If a company loses one of its top executives or other valuable personnel, it would suffer irreparable financial losses without key person insurance. Most of these policies are term life insurance plans, though permanent insurance plans are also available. The organization owns this policy, pays the premiums, and receives the payout should something happen to their key person. 

The company can use the payout to: 

Cover revenue losses 
Purchase any shares of the deceased in the business
Make payments on any outstanding loans 
Cover recruitment costs or severance pay 

If a key person moves from the business, they can transfer their policy or convert it into a private policy.

Who needs key person insurance?

You already know the basics of dead peasant insurance, but who needs this coverage? Let’s look at some organizations that might benefit from key person life insurance.

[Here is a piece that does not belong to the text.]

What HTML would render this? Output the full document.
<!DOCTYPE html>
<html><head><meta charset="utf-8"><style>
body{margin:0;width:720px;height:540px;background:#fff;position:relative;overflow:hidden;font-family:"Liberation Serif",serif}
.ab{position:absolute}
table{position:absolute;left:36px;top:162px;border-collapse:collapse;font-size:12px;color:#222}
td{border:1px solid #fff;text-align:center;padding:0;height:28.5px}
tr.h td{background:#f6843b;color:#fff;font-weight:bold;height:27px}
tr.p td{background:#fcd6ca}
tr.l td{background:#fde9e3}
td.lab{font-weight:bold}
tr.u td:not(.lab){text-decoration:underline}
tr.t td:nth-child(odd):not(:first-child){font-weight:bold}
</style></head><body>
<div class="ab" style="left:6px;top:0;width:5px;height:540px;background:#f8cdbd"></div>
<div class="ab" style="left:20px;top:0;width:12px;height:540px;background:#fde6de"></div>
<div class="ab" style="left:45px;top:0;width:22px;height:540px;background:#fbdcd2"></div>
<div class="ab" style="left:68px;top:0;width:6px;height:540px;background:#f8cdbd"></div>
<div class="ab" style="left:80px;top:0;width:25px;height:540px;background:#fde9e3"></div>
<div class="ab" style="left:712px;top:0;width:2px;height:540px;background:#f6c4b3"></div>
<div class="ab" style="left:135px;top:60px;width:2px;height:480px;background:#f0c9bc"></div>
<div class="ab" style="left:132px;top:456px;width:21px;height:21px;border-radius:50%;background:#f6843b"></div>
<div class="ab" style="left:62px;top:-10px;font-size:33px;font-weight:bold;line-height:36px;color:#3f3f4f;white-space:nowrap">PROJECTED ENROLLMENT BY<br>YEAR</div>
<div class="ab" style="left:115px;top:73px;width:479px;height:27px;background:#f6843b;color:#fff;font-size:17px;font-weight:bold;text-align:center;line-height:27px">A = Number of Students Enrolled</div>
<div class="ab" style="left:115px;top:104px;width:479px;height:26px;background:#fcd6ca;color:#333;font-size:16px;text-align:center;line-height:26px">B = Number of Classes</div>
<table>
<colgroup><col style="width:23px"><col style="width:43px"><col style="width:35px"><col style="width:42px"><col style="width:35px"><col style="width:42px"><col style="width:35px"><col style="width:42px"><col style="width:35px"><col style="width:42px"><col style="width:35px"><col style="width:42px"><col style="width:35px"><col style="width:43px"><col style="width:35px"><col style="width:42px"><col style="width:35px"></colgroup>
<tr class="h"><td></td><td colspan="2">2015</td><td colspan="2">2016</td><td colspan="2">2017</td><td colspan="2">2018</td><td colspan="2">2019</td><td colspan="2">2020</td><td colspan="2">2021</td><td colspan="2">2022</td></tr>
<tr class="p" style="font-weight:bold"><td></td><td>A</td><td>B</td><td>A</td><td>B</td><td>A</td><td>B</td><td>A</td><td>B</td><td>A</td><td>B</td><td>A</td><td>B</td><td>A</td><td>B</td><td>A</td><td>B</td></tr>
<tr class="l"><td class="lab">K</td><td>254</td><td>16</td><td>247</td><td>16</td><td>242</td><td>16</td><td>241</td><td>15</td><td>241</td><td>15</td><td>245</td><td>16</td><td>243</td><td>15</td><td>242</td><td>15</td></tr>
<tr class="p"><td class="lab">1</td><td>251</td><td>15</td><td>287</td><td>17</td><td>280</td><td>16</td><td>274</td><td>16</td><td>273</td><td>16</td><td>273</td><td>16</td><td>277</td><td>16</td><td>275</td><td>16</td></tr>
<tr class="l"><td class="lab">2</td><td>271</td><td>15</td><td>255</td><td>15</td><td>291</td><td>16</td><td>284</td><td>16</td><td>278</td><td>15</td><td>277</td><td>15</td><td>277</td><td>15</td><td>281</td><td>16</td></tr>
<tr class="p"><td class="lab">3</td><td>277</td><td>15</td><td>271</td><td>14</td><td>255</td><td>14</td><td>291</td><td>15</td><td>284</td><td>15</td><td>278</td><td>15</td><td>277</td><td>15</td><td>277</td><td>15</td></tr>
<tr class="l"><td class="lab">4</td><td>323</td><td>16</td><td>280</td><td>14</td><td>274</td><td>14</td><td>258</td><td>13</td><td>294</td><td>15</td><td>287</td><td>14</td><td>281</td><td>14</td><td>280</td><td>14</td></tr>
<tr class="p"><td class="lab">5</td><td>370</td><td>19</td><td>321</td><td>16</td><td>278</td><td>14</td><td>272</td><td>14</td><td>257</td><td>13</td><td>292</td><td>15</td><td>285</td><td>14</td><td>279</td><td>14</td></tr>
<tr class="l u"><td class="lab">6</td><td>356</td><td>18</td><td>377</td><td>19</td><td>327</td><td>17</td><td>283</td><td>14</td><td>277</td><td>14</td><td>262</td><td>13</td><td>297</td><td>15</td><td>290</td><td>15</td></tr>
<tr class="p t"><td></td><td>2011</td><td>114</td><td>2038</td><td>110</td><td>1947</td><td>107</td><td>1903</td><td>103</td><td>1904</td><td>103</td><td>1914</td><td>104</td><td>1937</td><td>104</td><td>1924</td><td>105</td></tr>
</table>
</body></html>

Large Businesses & Corporations

Bigger companies are often the ones that need key person life insurance the most. If one of their top executives or someone with a high client base dies unexpectedly, the entire business could suffer. Key person life insurance can help cover these losses.

Small or Private Enterprises

Small businesses are especially vulnerable to losses because they typically rely on one or two people crucial to day-to-day operations and building relationships with clients. 

This is why private enterprises should consider getting key person insurance — so they can have a financial cushion if something happens to one of their key people.


Early and late-stage start-ups may not have an extensive track record yet, but they certainly have founders or a small group of employees whose expertise is hard to replace. 

Although purchasing key life insurance for start-ups can be more complicated due to their lack of history, these policies can still be beneficial. 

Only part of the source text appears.